Come detto l’atmosfera è convincente e nei limiti anche avvincente se pensiamo che buona parte del film si svolge con il protagonista seduto su una poltrona. Al di là di qualche malizia dell’autore come quella di riprendere uno Steve indeciso se schiacciare play sul telecomando (e in buona parte funziona perché saremmo noi stessi tentati di utilizzare un forward immaginario per sentire cosa ha da dire Alexandra), è chiaro che a livello concettuale la pellicola ha trovate ben più che interessanti, basti pensare, appunto, alla casa sigillata in cui il marito si ritrova rincasando che è sinonimo della relazione vissuta come un soffocamento da parte della moglie, ed è evidente che la riflessione sul mezzo cinema pone tale arte visiva come terreno di incontro/scontro fra un uomo e una donna che fino a quel momento avevano vissuto il matrimonio in apparente serenità; Steve, seduto di fronte al video, diventa a tutti gli effetti uno spettatore come lo siamo noi, e nell’atto di vedere riesce a percepire per la prima volta tutto il malessere di sua moglie. Ovviamente il sottofondo quasi sarcastico risiede nel fatto che è solo attraverso uno schermo che un marito riesca per la prima volta a sentire sua moglie.

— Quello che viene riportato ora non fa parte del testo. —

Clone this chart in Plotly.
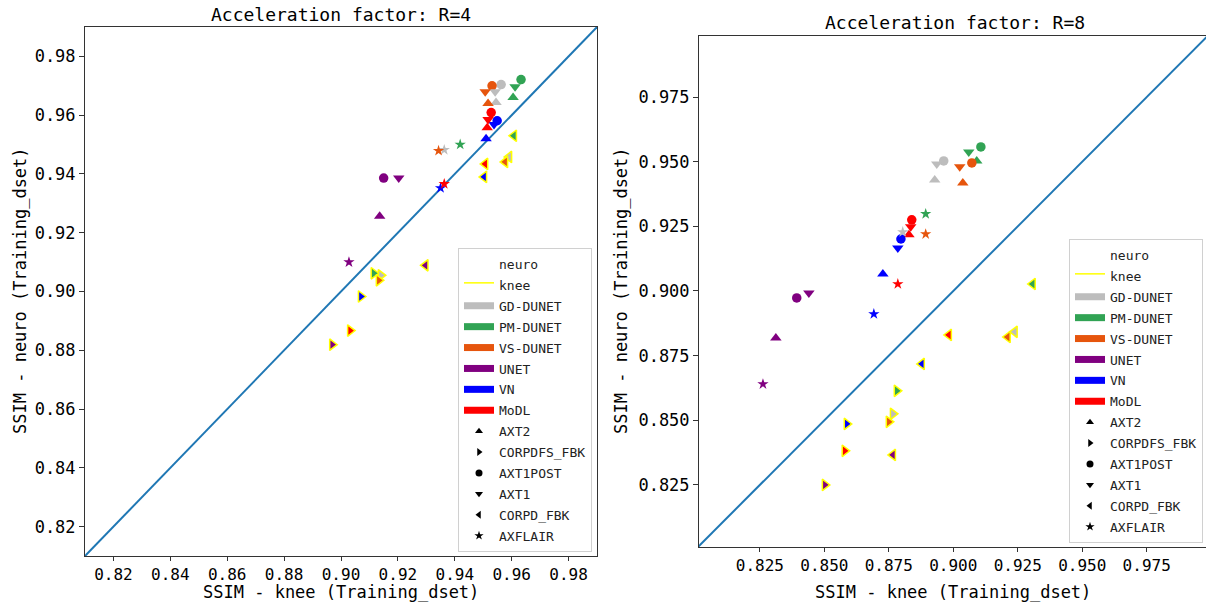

Il momento apicale è la mano che sbuca dal basso e va a palpare il seno di Alexandra, poi si inizia a scivolare.
Passi ancora il parallelo sulla vita coniugale dove lei è ridotta a corpo da penetrare e allora la vediamo ripresa in tale atto dal vicino di casa, tuttavia in quello che si presenta a conti fatti come un vero e proprio piano vendicativo iniziano a presentarsi i primi buchi (il)logici, vedasi l’improvvisa defezione del telecomando giustificata con “è uno dei misteri della vita”, oppure Steve che rompe un muro a forza di calci. Ma a parte le possibili falle su cui non amo soffermarmi in generale, è che con la delineazione dei due personaggi, come scrive Luca Baroncini (link), si assiste ad una riduttiva stereotipizzazione dei generi: il maschio è un ninfomane sempre attivo, la femmina un oggetto passivo delle sue voglie. Insomma, una rappresentazione che si fa presentazione fino al finale parecchio inverosimile con il malefico vicino che ha magicamente uno spicchio di cuore ancora d’oro.

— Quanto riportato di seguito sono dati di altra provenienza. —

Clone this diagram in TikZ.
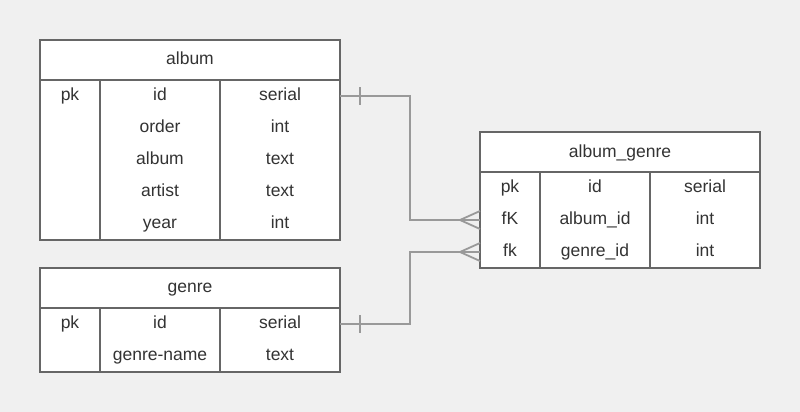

Il cinefilo di bocca fina non apprezzerà granché, gli altri provino a darci uno sguardo, interesserà.
Una casa da focolare patinato stile “famiglia dei biscotti” diventa un bunker: tapparelle di acciaio impenetrabili, subdola penombra, telefono staccato, isolamento. Il piano di Alexandra (e non provate a chiamarla Alex) è quello di gettare in un incubo, che lei stessa ha vissuto fino a quel momento, il marito perfettamente imperfetto: flessioni al mattino, una sigaretta ogni tanto, qualche scappatella, anche. E Rolf de Heer si adegua al mood della donna essendo egli un buon tessitore d’atmosfere – la prima mezz’ora di Bad Boy Bubby (1993) è lì a ricordarcelo –, e avendo avuto in carriera la voglia di sperimentare, e chi sperimenta spesso (/sempre) rischia qualcosa.

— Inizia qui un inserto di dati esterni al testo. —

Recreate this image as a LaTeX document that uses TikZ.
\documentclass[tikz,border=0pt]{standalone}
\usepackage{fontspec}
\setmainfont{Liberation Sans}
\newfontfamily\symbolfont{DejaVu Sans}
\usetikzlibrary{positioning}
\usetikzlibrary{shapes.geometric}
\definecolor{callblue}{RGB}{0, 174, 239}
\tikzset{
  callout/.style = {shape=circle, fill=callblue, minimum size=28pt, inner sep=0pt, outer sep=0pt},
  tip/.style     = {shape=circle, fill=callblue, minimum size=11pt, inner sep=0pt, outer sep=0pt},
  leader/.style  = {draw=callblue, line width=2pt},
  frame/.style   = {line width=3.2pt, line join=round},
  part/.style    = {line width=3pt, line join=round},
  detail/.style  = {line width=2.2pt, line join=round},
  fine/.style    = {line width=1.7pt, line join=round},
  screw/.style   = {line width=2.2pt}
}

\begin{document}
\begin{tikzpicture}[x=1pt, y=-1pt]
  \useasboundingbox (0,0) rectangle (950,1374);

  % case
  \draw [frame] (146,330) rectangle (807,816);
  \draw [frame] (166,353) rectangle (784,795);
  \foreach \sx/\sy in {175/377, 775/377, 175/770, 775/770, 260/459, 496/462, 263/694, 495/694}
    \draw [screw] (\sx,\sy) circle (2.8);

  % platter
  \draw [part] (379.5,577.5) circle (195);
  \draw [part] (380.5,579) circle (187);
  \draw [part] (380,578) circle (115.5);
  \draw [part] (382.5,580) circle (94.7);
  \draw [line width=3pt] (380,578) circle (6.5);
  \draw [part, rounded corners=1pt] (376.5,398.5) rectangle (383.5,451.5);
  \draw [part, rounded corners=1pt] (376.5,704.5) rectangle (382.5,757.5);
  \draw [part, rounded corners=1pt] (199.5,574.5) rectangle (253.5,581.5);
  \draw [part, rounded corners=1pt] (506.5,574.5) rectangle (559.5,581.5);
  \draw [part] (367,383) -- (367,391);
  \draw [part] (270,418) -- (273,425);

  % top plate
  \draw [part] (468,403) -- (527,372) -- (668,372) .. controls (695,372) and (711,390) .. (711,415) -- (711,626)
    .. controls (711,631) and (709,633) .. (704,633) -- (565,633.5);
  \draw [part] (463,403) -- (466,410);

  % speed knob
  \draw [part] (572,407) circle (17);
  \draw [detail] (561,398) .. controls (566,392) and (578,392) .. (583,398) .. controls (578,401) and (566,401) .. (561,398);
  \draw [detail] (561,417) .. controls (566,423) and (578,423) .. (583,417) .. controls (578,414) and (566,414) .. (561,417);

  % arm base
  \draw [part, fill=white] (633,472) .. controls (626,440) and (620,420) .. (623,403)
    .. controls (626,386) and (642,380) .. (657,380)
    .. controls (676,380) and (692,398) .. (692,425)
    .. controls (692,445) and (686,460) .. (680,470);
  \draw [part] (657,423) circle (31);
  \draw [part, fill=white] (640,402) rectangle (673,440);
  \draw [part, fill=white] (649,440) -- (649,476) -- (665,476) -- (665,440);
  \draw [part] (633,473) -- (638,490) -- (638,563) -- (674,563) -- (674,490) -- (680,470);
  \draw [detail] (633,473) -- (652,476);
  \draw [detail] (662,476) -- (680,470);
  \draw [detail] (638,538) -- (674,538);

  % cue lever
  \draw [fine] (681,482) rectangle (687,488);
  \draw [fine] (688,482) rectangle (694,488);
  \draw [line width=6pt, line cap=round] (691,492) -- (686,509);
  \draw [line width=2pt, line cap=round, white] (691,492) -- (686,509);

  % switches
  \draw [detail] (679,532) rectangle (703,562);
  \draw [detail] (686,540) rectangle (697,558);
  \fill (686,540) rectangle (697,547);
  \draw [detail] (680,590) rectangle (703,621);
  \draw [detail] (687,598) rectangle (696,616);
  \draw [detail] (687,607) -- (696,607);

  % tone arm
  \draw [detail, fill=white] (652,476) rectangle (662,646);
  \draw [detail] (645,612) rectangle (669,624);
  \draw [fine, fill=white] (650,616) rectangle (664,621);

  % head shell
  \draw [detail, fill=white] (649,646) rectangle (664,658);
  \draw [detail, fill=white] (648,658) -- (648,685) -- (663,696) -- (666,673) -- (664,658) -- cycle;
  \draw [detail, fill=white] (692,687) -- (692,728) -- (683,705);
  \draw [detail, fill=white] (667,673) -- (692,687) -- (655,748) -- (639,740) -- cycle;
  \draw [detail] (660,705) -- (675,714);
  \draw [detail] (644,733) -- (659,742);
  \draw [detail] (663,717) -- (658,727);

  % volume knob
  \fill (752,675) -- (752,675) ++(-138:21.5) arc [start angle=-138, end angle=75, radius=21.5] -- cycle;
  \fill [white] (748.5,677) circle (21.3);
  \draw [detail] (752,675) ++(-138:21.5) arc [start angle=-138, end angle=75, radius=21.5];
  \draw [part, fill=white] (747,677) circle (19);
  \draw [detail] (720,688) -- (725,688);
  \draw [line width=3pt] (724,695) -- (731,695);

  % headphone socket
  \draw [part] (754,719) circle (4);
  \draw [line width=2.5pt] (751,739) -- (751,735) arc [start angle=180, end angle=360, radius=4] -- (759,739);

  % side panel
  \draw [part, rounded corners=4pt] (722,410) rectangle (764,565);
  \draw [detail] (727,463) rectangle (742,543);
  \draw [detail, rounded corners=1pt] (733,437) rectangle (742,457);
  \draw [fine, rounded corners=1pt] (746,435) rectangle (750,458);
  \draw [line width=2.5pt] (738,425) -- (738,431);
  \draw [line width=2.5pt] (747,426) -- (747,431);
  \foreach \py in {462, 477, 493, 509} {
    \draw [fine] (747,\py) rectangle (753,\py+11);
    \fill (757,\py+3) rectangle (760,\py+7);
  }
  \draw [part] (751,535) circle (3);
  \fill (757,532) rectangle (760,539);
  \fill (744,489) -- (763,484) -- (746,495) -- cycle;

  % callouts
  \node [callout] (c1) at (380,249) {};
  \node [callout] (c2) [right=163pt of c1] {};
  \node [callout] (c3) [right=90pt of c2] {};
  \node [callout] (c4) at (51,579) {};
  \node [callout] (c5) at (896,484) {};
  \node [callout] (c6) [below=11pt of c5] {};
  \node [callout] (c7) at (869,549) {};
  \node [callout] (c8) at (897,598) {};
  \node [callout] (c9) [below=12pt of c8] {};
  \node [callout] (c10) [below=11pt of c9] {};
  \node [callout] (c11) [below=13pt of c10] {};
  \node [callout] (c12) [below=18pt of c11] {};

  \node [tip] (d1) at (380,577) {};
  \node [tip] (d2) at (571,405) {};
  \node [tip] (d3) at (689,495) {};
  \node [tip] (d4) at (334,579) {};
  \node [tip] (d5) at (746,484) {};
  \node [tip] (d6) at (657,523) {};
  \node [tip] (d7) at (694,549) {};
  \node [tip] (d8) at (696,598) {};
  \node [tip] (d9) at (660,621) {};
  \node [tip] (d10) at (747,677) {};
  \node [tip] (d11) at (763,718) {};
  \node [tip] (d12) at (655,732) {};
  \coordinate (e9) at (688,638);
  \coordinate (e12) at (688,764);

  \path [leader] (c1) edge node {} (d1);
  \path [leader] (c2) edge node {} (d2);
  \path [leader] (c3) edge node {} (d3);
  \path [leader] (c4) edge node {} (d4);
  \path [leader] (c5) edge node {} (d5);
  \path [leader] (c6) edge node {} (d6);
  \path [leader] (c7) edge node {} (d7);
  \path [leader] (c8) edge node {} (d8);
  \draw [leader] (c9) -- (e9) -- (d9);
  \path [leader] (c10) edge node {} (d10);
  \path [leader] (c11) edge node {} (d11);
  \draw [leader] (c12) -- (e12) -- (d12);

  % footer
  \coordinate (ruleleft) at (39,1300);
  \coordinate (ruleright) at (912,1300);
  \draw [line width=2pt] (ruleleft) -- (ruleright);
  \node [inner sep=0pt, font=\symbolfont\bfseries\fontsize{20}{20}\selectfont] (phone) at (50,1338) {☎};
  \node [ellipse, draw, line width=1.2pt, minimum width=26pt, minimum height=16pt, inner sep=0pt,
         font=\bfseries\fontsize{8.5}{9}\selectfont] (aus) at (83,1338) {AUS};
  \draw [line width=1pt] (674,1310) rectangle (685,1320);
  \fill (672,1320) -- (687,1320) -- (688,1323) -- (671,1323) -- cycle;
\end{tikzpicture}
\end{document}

L’assunto da cui parte il regista australiano è usurato, perché di crisi coniugali ne abbiamo viste abbastanza, è lo sviluppo e la metodologia con cui la suddetta crisi viene esplicitata a convincere del fatto che se l’autore non è riuscito in pieno nel suo intento, almeno si può dire che ci abbia provato.
Come detto l’atmosfera è convincente e nei limiti anche avvincente se pensiamo che buona parte del film si svolge con il protagonista seduto su una poltrona. Al di là di qualche malizia dell’autore come quella di riprendere uno Steve indeciso se schiacciare play sul telecomando (e in buona parte funziona perché saremmo noi stessi tentati di utilizzare un forward immaginario per sentire cosa ha da dire Alexandra), è chiaro che a livello concettuale la pellicola ha trovate ben più che interessanti, basti pensare, appunto, alla casa sigillata in cui il marito si ritrova rincasando che è sinonimo della relazione vissuta come un soffocamento da parte della moglie, ed è evidente che la riflessione sul mezzo cinema pone tale arte visiva come terreno di incontro/scontro fra un uomo e una donna che fino a quel momento avevano vissuto il matrimonio in apparente serenità; Steve, seduto di fronte al video, diventa a tutti gli effetti uno spettatore come lo siamo noi, e nell’atto di vedere riesce a percepire per la prima volta tutto il malessere di sua moglie. Ovviamente il sottofondo quasi sarcastico risiede nel fatto che è solo attraverso uno schermo che un marito riesca per la prima volta a sentire sua moglie.
Il momento apicale è la mano che sbuca dal basso e va a palpare il seno di Alexandra, poi si inizia a scivolare.
Passi ancora il parallelo sulla vita coniugale dove lei è ridotta a corpo da penetrare e allora la vediamo ripresa in tale atto dal vicino di casa, tuttavia in quello che si presenta a conti fatti come un vero e proprio piano vendicativo iniziano a presentarsi i primi buchi (il)logici, vedasi l’improvvisa defezione del telecomando giustificata con “è uno dei misteri della vita”, oppure Steve che rompe un muro a forza di calci. Ma a parte le possibili falle su cui non amo soffermarmi in generale, è che con la delineazione dei due personaggi, come scrive Luca Baroncini (link), si assiste ad una riduttiva stereotipizzazione dei generi: il maschio è un ninfomane sempre attivo, la femmina un oggetto passivo delle sue voglie. Insomma, una rappresentazione che si fa presentazione fino al finale parecchio inverosimile con il malefico vicino che ha magicamente uno spicchio di cuore ancora d’oro.
Il cinefilo di bocca fina non apprezzerà granché, gli altri provino a darci uno sguardo, interesserà.